Quantum encoder for fixed Hamming-weight subspaces

TL;DR

This paper introduces an efficient quantum circuit for encoding data vectors into fixed Hamming-weight subspaces, enabling polynomial space compression and practical implementation on quantum hardware for applications in quantum computing.

Contribution

It presents a novel, optimal quantum encoder for fixed Hamming-weight subspaces, with explicit compilation and extension to sparse vectors, demonstrated experimentally and applicable to various quantum algorithms.

Findings

Successfully uploaded a q-Gaussian distribution on a 6-qubit system.

Demonstrated noise mitigation techniques improving encoding fidelity.

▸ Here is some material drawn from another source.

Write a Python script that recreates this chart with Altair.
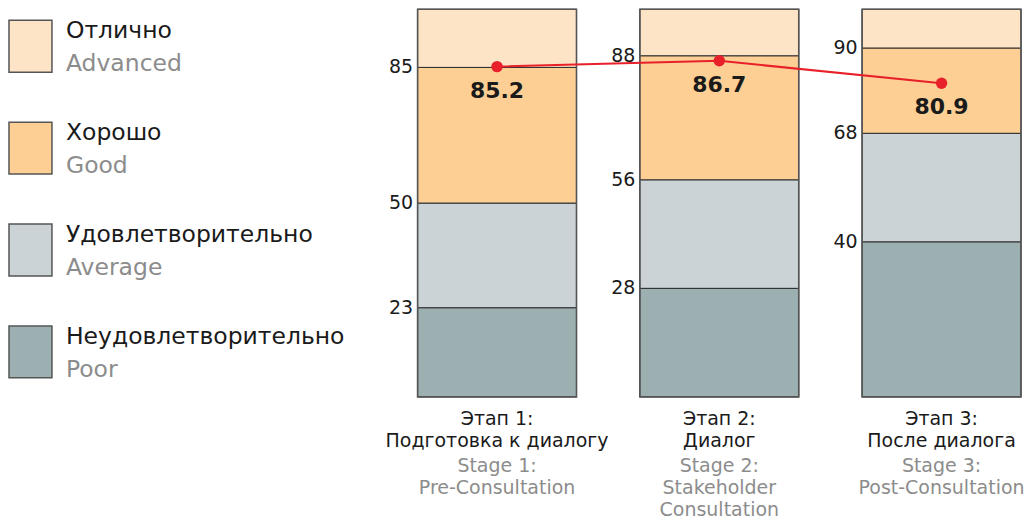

Showed potential for enhancing variational quantum algorithms.

Abstract

We present an exact $n$-qubit computational-basis amplitude encoder of real- or complex-valued data vectors of $d=\binom{n}{k}$ components into a subspace of fixed Hamming weight $k$. This represents a polynomial space compression of degree $k$. The circuit is optimal in that it expresses an arbitrary data vector using only $d-1$ (controlled) Reconfigurable Beam Splitter (RBS) gates and is constructed by an efficient classical algorithm that sequentially generates all bitstrings of weight $k$ and identifies the gates that superpose the corresponding states with the correct amplitudes. An explicit compilation into CNOTs and single-qubit gates is presented, with the total CNOT-gate count of $\mathcal{O}(k\, d)$ provided in analytical form. In addition, we show how to load data in the binary basis by sequentially stacking encoders of different Hamming weights using $\mathcal{O}(d\,\log(d))$ CNOT gates. Moreover, using generalized RBS gates that mix states of different Hamming weights, we extend the construction to efficiently encode arbitrary sparse vectors. Experimentally, we perform a proof-of-principle demonstration of our scheme on a commercial trapped-ion quantum computer. We successfully upload a $q$-Gaussian probability distribution in the non-log-concave regime with $n = 6$ and $k = 2$. We also showcase how the effect of hardware noise can be alleviated by quantum error mitigation. Numerically, we show how our encoder can improve the performance of variational quantum algorithms for problems that include particle-preserving symmetries. Our results constitute a versatile framework for quantum data compression with various potential applications in fields such as quantum chemistry, quantum machine learning, and constrained combinatorial optimizations.